Daniel Wodak Receives Political Philosophy Prize

Daniel Wodak

Daniel Wodak, Associate Professor of Philosophy, received the 2023 Political Philosophy Prize from the Marc Sanders Foundation for his essay “One Person, One Vote.” In the paper, he discusses the slogan’s omnipresence in democratic movements today, as well as the fact that few in politics today agree on its meaning. “My goal,” he writes, “is to convince you that an urgent problem in democratic theory is to determine what it should mean to have ‘an equal say’ or ‘an equal vote.’”  
 
The prize committee called Wodak’s paper one that “powerfully challenges a widely endorsed slogan” and “provocatively” pushes the reader toward radical conclusions like thinking that “all district-based voting systems including those used in the U.S. House of Representatives, Senate, and Electoral College, violate this minimal demand of political equality.” The Marc Sanders Prize in Political Philosophy is an essay competition for early-career scholars.
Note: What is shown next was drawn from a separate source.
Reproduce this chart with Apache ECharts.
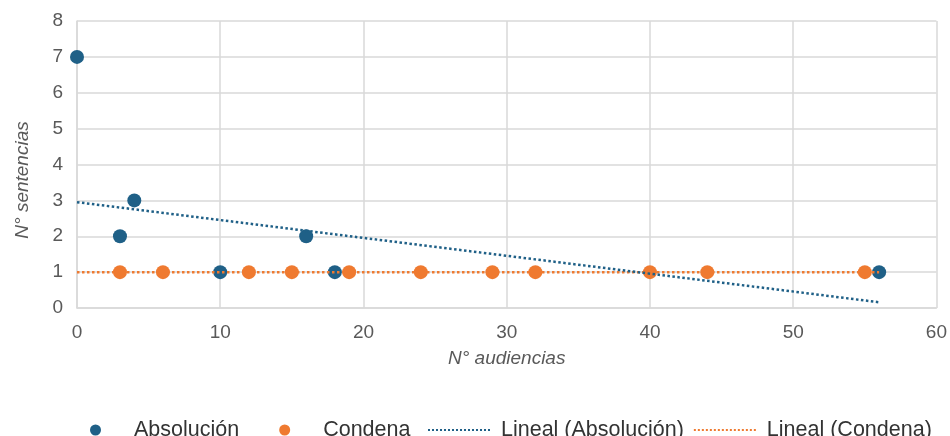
<!DOCTYPE html>
<html>
<head>
<meta charset="utf-8">
<style>
  html, body { margin: 0; padding: 0; background: #ffffff; }
  #chart { width: 950px; height: 436px; }
</style>
<script src="https://cdn.jsdelivr.net/npm/echarts@6/dist/echarts.min.js"></script>
</head>
<body>
<div id="chart"></div>
<script>
// Number of hearings (x) vs number of sentences (y)
const absolucionX = [0, 3, 4, 10, 16, 18, 56];
const absolucionY = [7, 2, 3, 1, 2, 1, 1];

const condenaX = [3, 6, 12, 15, 19, 24, 29, 32, 40, 44, 55];
const condenaY = [1, 1, 1, 1, 1, 1, 1, 1, 1, 1, 1];

// Linear trend lines (start / end)
const trendAbsX = [0, 56];
const trendAbsY = [2.95, 0.16];
const trendConX = [0, 56];
const trendConY = [1, 1];

const xTicks = [0, 10, 20, 30, 40, 50, 60];
const yTicks = [0, 1, 2, 3, 4, 5, 6, 7, 8];

const seriesNames = ['Absolución', 'Condena', 'Lineal (Absolución)', 'Lineal (Condena)'];

const BLUE = '#1f6087';
const ORANGE = '#ef7a30';
const GRID = '#d9d9d9';
const TEXT = '#595959';
const FONT = '"Liberation Sans", Arial, sans-serif';

const pairs = (xs, ys) => xs.map((x, i) => [x, ys[i]]);

const chart = echarts.init(document.getElementById('chart'));

chart.setOption({
  animation: false,
  backgroundColor: '#ffffff',
  grid: { left: 77, right: 13, top: 21, bottom: 128, containLabel: false },
  xAxis: {
    type: 'value',
    min: xTicks[0],
    max: xTicks[xTicks.length - 1],
    interval: xTicks[1] - xTicks[0],
    name: 'N° audiencias',
    nameLocation: 'middle',
    nameGap: 41,
    nameTextStyle: { color: TEXT, fontSize: 19, fontStyle: 'italic', fontFamily: FONT },
    axisLine: { show: true, lineStyle: { color: GRID, width: 1.5 } },
    axisTick: { show: false },
    axisLabel: { color: TEXT, fontSize: 19, fontFamily: FONT, margin: 15 },
    splitLine: { show: true, lineStyle: { color: GRID, width: 1.5 } }
  },
  yAxis: {
    type: 'value',
    min: yTicks[0],
    max: yTicks[yTicks.length - 1],
    interval: yTicks[1] - yTicks[0],
    axisLine: { show: true, lineStyle: { color: GRID, width: 1.5 } },
    axisTick: { show: false },
    axisLabel: { color: TEXT, fontSize: 19, fontFamily: FONT, margin: 14 },
    splitLine: { show: true, lineStyle: { color: GRID, width: 1.5 } }
  },
  graphic: [{
    type: 'text',
    x: 23,
    y: 180,
    rotation: Math.PI / 2,
    style: {
      text: 'N° sentencias',
      fill: TEXT,
      font: 'italic 19px ' + FONT,
      textAlign: 'center',
      textVerticalAlign: 'middle'
    }
  }],
  legend: [{
    data: [seriesNames[0], seriesNames[1]],
    left: 85,
    top: 414,
    icon: 'circle',
    itemWidth: 11,
    itemHeight: 11,
    itemGap: 40,
    textStyle: { color: '#333333', fontSize: 21.5, fontFamily: FONT, padding: [0, 0, 0, 28] }
  }, {
    data: [
      { name: seriesNames[2], itemStyle: { opacity: 0 } },
      { name: seriesNames[3], itemStyle: { opacity: 0 } }
    ],
    left: 422,
    top: 414,
    itemWidth: 64,
    itemHeight: 11,
    itemGap: 9,
    textStyle: { color: '#333333', fontSize: 21.5, fontFamily: FONT, padding: [0, 0, 0, 4] }
  }],
  series: [{
    name: seriesNames[0],
    type: 'scatter',
    data: pairs(absolucionX, absolucionY),
    symbolSize: 14,
    itemStyle: { color: BLUE, opacity: 1 },
    z: 2
  }, {
    name: seriesNames[1],
    type: 'scatter',
    data: pairs(condenaX, condenaY),
    symbolSize: 14,
    itemStyle: { color: ORANGE, opacity: 1 },
    z: 3
  }, {
    name: seriesNames[2],
    type: 'line',
    data: pairs(trendAbsX, trendAbsY),
    symbol: 'none',
    color: BLUE,
    lineStyle: { color: BLUE, width: 2.5, type: 'dotted' },
    z: 5
  }, {
    name: seriesNames[3],
    type: 'line',
    data: pairs(trendConX, trendConY),
    symbol: 'none',
    color: ORANGE,
    lineStyle: { color: ORANGE, width: 2.5, type: 'dotted' },
    z: 4
  }]
});
</script>
</body>
</html>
Submitted works must present original research on topics central to political or social philosophy such as moral issues relating to the state, justice, or freedom.
 
Wodak, who joined Penn’s faculty in 2019 and has a secondary appointment in the Penn Carey School of Law, is also Associate Director of Penn’s Institute for Law and Philosophy. He studies many areas including metaethics, the philosophy of law, the philosophy of race and gender, and social and political philosophy. In 2019, he won the Marc Sanders Prize for Metaethics.